We were then taken on to the site of BHP's first site office. Only a chimney remains and of course guess which tour bus driver saved it? We were told that the chimney was built by the grandfather of one of the members of the music group Crowded House. Finn brothers?
Then onto a lookout that was closed as some hoon had driven his car over the edge. Up to where we were this morning, Broken Earth on the mullock heap. We did not stay long but at least for just once, there was barely a breeze. Our driver was involved in the building of a project on the mullock heap. He wanted a building for a cafe and a place large enough to hold weddings but did not get his way. I think he may be right. It is the most stunning location in BH and I doubt anyone would hold a wedding reception anywhere else.
We then toured the flat lands where the Aborigines predominantly live, past government broadcasting/receiving dishes and the local mosque. On to the race track and golf course. I had wondered where the posh area of Broken Hill was and naturally, it was on the high part. I use the work posh for BH advisedly.
The tour concluded with a drive through the cemetery. Very good value for $35.

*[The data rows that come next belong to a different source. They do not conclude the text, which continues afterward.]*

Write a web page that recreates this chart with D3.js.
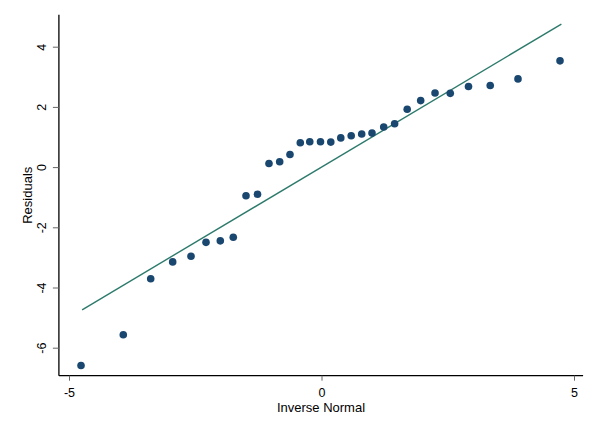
<!DOCTYPE html>
<html>
<head>
<meta charset="utf-8">
<script src="https://cdn.jsdelivr.net/npm/d3@7"></script>
<style>
  html, body { margin: 0; padding: 0; background: #fff; }
  svg { display: block; font-family: "Liberation Sans", Arial, Helvetica, sans-serif; }
</style>
</head>
<body>
<svg id="chart" width="600" height="436"></svg>
<script>
// Data (inverse normal quantile vs residual)
const inverseNormal = [-4.762, -3.925, -3.382, -2.947, -2.584, -2.287, -2.004, -1.747, -1.495, -1.267,
  -1.040, -0.828, -0.624, -0.420, -0.232, -0.020, 0.184, 0.382, 0.588, 0.796,
  1.000, 1.232, 1.448, 1.697, 1.964, 2.248, 2.550, 2.911, 3.341, 3.891, 4.723];
const residuals = [-6.59, -5.57, -3.71, -3.15, -2.96, -2.50, -2.45, -2.33, -0.95, -0.90,
  0.12, 0.18, 0.42, 0.81, 0.84, 0.84, 0.83, 0.97, 1.04, 1.10,
  1.13, 1.33, 1.44, 1.92, 2.21, 2.46, 2.45, 2.68, 2.71, 2.93, 3.53];
const refLineX = [-4.74, 4.75];
const refLineY = [-4.74, 4.75];
const xTicks = [-5, 0, 5];
const yTicks = [-6, -4, -2, 0, 2, 4];
const xTitle = "Inverse Normal";
const yTitle = "Residuals";

const svg = d3.select("#chart");
const x = d3.scaleLinear().domain([-5, 5]).range([69, 574]);
const y = d3.scaleLinear().domain([-6, 4]).range([347.7, 46.7]);
const xExt = [-5.2, 5.18];
const yExt = [-6.93, 5.06];
const fmt = d => String(d);

// axis lines
svg.append("line")
  .attr("x1", x(xExt[0])).attr("x2", x(xExt[1]))
  .attr("y1", y(yExt[0])).attr("y2", y(yExt[0]))
  .attr("stroke", "#000").attr("stroke-width", 1.3);
svg.append("line")
  .attr("x1", x(xExt[0])).attr("x2", x(xExt[0]))
  .attr("y1", y(yExt[0])).attr("y2", y(yExt[1]))
  .attr("stroke", "#000").attr("stroke-width", 1.3);

// x axis
const gx = svg.append("g")
  .attr("transform", `translate(0,${y(yExt[0])})`)
  .call(d3.axisBottom(x).tickValues(xTicks).tickSize(5).tickPadding(0).tickFormat(fmt));
gx.select(".domain").remove();
gx.selectAll(".tick line").attr("stroke", "#666").attr("stroke-width", 1);
gx.selectAll(".tick text")
  .attr("y", 21).attr("dy", 0)
  .attr("font-size", 12.5).attr("fill", "#000")
  .style("font-family", "'Liberation Sans', Arial, sans-serif");

// y axis
const gy = svg.append("g")
  .attr("transform", `translate(${x(xExt[0])},0)`)
  .call(d3.axisLeft(y).tickValues(yTicks).tickSize(6).tickFormat(fmt));
gy.select(".domain").remove();
gy.selectAll(".tick line").attr("stroke", "#666").attr("stroke-width", 1);
gy.selectAll(".tick text")
  .attr("transform", "rotate(-90)")
  .attr("x", 0).attr("y", -12.6).attr("dy", 0)
  .attr("text-anchor", "middle")
  .attr("font-size", 12.5).attr("fill", "#000")
  .style("font-family", "'Liberation Sans', Arial, sans-serif");

// reference line
svg.append("path")
  .datum(refLineX.map((d, i) => [d, refLineY[i]]))
  .attr("d", d3.line().x(d => x(d[0])).y(d => y(d[1])))
  .attr("fill", "none")
  .attr("stroke", "#2d7a6c")
  .attr("stroke-width", 1.4);

// points
svg.append("g").selectAll("circle")
  .data(inverseNormal.map((d, i) => [d, residuals[i]]))
  .join("circle")
  .attr("cx", d => x(d[0]))
  .attr("cy", d => y(d[1]))
  .attr("r", 3.8)
  .attr("fill", "#1a476f");

// titles
svg.append("text")
  .attr("x", (x(xExt[0]) + x(xExt[1])) / 2)
  .attr("y", 411.7)
  .attr("text-anchor", "middle")
  .attr("font-size", 13)
  .attr("fill", "#000")
  .text(xTitle);

svg.append("text")
  .attr("transform", `translate(31.5,${(y(yExt[0]) + y(yExt[1])) / 2}) rotate(-90)`)
  .attr("text-anchor", "middle")
  .attr("font-size", 13)
  .attr("fill", "#000")
  .text(yTitle);
</script>
</body>
</html>
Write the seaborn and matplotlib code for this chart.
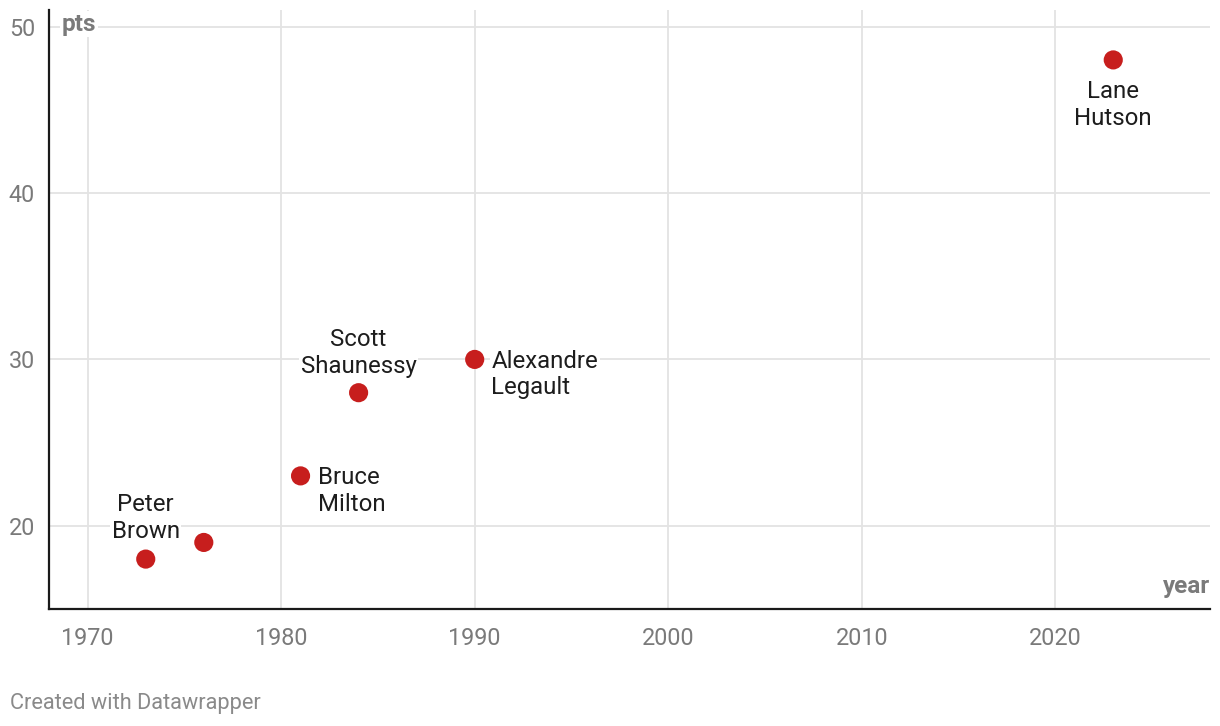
import matplotlib
matplotlib.use("Agg")
import matplotlib.pyplot as plt
import seaborn as sns
import pandas as pd

years = [1973, 1976, 1981, 1984, 1990, 2023]
points = [18, 19, 23, 28, 30, 48]
names = ["Peter\nBrown", "", "Bruce\nMilton", "Scott\nShaunessy", "Alexandre\nLegault", "Lane\nHutson"]
x_ticks = [1970, 1980, 1990, 2000, 2010, 2020]
y_ticks = [20, 30, 40, 50]

df = pd.DataFrame({"year": years, "pts": points, "name": names})

sns.set_style("white")
plt.rcParams["font.family"] = ["Roboto", "DejaVu Sans"]

fig = plt.figure(figsize=(12.2, 7.26), dpi=100)
ax = fig.add_axes([49 / 1220, 1 - 609 / 726, (1210 - 49) / 1220, (609 - 10) / 726])

ax.set_xlim(1968, 2028)
ax.set_ylim(15, 51)
ax.set_xticks(x_ticks)
ax.set_yticks(y_ticks)
ax.grid(True, color="#e3e3e3", linewidth=1.3, zorder=0)
ax.set_axisbelow(True)

sns.scatterplot(data=df, x="year", y="pts", ax=ax, color="#c71e1d", s=190,
                edgecolor="none", zorder=3, legend=False)

for s in ["top", "right"]:
    ax.spines[s].set_visible(False)
for s in ["left", "bottom"]:
    ax.spines[s].set_color("#1a1a1a")
    ax.spines[s].set_linewidth(1.6)

ax.tick_params(axis="both", length=0, labelsize=16.8, labelcolor="#7a7a7a")
ax.tick_params(axis="x", pad=13)
ax.tick_params(axis="y", pad=10)
ax.set_xlabel("")
ax.set_ylabel("")

# label placement: (dx, dy) in points, ha
place = {
    "Peter\nBrown": (0, 29.5, "center"),
    "Bruce\nMilton": (12.5, -11, "left"),
    "Scott\nShaunessy": (0, 28.5, "center"),
    "Alexandre\nLegault": (12, -11, "left"),
    "Lane\nHutson": (0, -32.5, "center"),
}
for x, y, n in zip(years, points, names):
    if not n:
        continue
    dx, dy, ha = place[n]
    ax.annotate(n, (x, y), xytext=(dx, dy), textcoords="offset points",
                ha=ha, va="center", fontsize=17.3, color="#1d1d1d",
                linespacing=1.2, zorder=4,
                bbox=dict(facecolor="white", edgecolor="none", pad=1.0))

ax.text(0.011, 0.976, "pts", transform=ax.transAxes, ha="left", va="center",
        fontsize=17.5, fontweight="bold", color="#7a7a7a",
        bbox=dict(facecolor="white", edgecolor="none", pad=1.0), zorder=4)
ax.text(1.0, 0.037, "year", transform=ax.transAxes, ha="right", va="center",
        fontsize=17.5, fontweight="bold", color="#7a7a7a",
        bbox=dict(facecolor="white", edgecolor="none", pad=1.0), zorder=4)

fig.text(10 / 1220, 1 - 703 / 726, "Created with Datawrapper", ha="left", va="center",
         fontsize=15.7, color="#8a8a8a")

fig.savefig("out.png", dpi=100, facecolor="white")
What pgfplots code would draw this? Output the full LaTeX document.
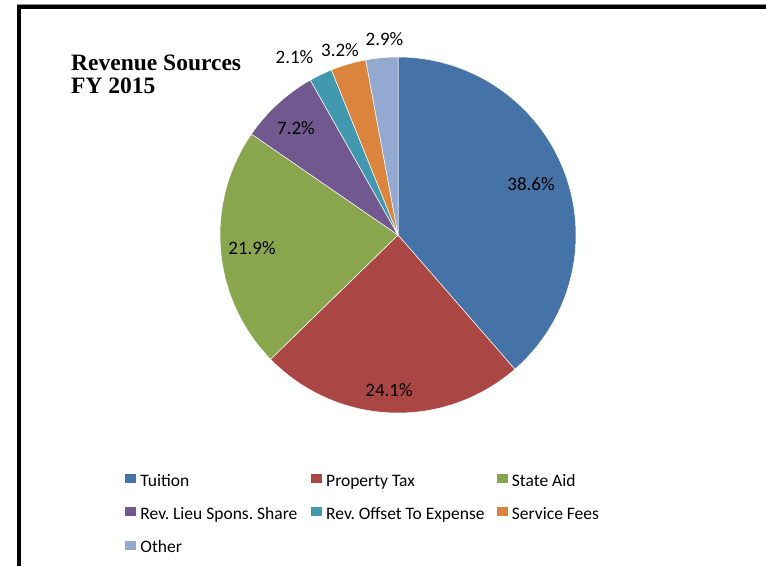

Talking of housing and gardens, the houses in BH are generally very plain. Many are made of corrugated iron with bits of house tacked on here and there. As there is not proper soil, there are not many house gardens. There was the odd place where an attempt had been made, but generally no one bothered. A friend who grew up in BH told me that his father used to buy soil so that he could have a lawn. Even public gardens and streets had little in the way of vegetation. I guess when the temperature is regularly near forty degrees and the air is dry during the summer, it would be quite hard to grow any sort of exotic plant. Although Mildura is much the same and it has very nice public and private gardens.